To build a sustainable future, all people, regardless of their race, class, gender, sexuality and ability, must be part of the conversation. In fact, without an equal voice in the conversation about climate change, representation is lost. Many times, the lost voice is that of the disability community.
The information in this article comes from organizations and people who have done significant research into issues faced by people in the disability community as well as by people who identify as having a disability. This article intends to make a connection between disability and climate change that should shape conversations about the future of our planet in terms of sustainability.
Ability is defined as the “possession of the means or skill to do something.” Disability, as defined by the Northwest ADA Center, means “an individual with a physical or mental impairment that substantially limits one or more major life activities of such individual, a record of such an impairment, or being regarded as having such impairment.”
According to the World Health Organization, a disability is not just a health problem, but is a complex phenomenon reflecting the interaction between features of a person’s body and features of the society where they live. This means that the difficulties faced by people with disabilities require interventions to remove environmental and social barriers.
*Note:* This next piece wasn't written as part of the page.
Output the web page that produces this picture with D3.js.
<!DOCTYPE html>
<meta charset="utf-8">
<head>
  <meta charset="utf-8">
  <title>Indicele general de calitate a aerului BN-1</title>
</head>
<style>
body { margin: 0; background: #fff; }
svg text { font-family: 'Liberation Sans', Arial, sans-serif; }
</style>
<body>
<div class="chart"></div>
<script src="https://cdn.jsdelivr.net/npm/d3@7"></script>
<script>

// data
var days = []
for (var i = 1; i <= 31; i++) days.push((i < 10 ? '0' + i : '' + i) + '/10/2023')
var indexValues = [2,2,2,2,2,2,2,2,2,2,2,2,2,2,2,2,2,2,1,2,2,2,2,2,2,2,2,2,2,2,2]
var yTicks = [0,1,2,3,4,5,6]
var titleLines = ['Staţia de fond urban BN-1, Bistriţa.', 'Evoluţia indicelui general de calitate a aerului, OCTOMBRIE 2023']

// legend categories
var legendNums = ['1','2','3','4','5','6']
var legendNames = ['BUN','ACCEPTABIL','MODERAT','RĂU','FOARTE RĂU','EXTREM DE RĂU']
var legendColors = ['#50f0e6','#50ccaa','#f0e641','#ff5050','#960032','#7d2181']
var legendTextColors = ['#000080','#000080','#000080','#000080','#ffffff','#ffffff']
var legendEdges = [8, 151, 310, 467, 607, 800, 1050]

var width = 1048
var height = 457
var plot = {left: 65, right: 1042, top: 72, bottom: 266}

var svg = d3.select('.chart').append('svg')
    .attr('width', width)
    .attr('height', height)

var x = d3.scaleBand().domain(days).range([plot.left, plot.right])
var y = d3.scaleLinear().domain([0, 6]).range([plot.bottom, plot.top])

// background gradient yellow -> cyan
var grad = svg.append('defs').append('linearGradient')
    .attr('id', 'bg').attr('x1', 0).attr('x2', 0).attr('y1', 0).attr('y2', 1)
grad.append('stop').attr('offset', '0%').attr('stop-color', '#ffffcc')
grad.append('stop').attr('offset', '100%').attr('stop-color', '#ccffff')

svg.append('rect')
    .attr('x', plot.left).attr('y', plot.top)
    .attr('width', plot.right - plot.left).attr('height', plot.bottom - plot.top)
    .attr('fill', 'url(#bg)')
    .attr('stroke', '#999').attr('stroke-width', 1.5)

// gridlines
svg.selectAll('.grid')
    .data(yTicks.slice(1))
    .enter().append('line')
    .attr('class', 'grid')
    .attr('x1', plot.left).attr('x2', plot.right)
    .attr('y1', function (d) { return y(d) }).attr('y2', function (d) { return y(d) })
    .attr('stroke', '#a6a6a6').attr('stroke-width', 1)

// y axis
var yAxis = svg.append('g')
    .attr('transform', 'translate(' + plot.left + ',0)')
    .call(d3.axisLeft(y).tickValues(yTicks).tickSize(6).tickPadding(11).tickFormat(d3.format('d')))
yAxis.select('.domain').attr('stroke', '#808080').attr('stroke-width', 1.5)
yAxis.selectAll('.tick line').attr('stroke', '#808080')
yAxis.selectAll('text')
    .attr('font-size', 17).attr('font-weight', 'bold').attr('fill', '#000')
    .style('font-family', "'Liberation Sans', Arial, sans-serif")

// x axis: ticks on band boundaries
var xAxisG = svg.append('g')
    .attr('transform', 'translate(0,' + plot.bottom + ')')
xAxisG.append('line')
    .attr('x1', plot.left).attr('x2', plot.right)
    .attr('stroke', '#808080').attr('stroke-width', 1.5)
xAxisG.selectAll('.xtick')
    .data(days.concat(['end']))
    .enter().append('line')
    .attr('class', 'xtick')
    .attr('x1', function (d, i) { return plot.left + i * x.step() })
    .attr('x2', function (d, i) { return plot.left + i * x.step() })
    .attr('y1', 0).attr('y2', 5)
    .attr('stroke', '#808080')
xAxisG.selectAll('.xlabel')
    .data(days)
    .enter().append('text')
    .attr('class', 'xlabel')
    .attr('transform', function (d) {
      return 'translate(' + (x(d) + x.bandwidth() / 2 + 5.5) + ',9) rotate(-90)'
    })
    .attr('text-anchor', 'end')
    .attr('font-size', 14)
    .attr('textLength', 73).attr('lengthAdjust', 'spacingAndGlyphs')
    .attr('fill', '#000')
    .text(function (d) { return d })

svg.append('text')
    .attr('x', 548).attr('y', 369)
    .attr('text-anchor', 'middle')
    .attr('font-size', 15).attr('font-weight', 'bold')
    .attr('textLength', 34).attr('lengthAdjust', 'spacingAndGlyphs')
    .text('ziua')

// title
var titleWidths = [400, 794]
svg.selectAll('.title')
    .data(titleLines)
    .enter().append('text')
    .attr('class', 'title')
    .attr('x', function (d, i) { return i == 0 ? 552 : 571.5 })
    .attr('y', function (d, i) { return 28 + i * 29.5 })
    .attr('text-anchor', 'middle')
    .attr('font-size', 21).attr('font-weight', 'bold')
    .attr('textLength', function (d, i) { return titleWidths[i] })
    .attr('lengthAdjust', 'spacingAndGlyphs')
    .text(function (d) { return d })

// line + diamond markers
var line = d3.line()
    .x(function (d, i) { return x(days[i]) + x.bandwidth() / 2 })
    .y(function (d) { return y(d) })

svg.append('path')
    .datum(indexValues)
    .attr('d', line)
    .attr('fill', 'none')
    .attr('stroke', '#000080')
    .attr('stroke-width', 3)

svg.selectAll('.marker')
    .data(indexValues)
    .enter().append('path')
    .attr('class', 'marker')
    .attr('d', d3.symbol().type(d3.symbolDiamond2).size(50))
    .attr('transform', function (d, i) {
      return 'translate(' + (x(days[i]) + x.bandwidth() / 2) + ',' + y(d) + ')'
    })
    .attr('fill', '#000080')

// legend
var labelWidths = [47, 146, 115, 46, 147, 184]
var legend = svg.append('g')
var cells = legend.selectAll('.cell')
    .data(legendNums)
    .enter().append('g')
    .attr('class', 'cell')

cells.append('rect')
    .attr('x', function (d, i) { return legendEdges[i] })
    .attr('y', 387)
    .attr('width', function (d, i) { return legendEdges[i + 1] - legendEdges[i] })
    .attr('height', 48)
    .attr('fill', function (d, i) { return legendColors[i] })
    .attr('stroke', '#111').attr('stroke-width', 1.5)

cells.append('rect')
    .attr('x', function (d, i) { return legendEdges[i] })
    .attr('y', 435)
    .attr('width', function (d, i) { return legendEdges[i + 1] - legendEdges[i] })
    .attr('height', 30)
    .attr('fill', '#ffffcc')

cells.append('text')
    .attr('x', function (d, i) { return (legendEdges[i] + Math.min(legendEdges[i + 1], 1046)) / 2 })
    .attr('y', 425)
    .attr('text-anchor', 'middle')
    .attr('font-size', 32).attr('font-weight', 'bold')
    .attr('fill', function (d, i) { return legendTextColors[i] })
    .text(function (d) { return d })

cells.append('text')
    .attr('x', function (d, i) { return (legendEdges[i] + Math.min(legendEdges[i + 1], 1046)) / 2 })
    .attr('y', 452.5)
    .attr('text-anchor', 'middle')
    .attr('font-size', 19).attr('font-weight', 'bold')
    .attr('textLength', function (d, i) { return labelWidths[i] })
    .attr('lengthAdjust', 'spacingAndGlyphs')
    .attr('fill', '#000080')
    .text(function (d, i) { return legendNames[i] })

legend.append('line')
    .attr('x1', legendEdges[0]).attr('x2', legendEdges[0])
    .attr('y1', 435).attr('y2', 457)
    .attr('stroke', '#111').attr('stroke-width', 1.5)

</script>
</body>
Included among the many issues faced daily by the disability community are discrimination, access to adequate healthcare, unemployment, accessibility and poverty.
Tiffany Yu of Diversability, a social enterprise to rebrand disability through the power of community, says that those concerns are top priorities of the disability community. As such, climate change becomes an afterthought, making the ability to fight for climate justice a privilege.
“When it comes down to it,” said Yu, “climate justice is about people and climate change is a human rights issue. Climate change impacts vulnerable communities like mine, the most. Opportunity and justice cannot be an afterthought.”
With climate change comes increases in temperatures, hurricanes, droughts, fires, and displacement. People in the disability community are more vulnerable to the effects of these things for a plethora of reasons.
Those reasons include vulnerability to extreme heat, reliance on electricity to power medical equipment vulnerable to shut off during extreme storms, affordability of clean water during droughts – a disproportionate number of people with disabilities are caught in a seemingly endless poverty cycle –, and inaccessibility to adequate healthcare if displaced.
Pulling all of this into perspective: Climate change is happening and affects all of us. The Washington State Department of Ecology notes that “Washington faces serious impacts to its snowpack, infrastructure, and water supplies as the climate changes and temperatures climb.”
With increased temperatures comes less snowfall, which means Washington residents, who rely on the snow-fed water supply for safe drinking water, will see a decrease in water supplies as the effects of climate change increase. The potential lack of water may can have an adverse effect on the disability community, as previously mentioned, in large part because of the poverty cycle they face.
It’s a fact that people in the disability community are vulnerable to environmental issues and climate change, which makes this a disability rights issue. Therefore, the disability community need to be fully represented in order to build a sustainable future. Actions taken to mitigate climate change must consider that those actions not only help the environment but also help the people who could be most affected by changing environmental conditions.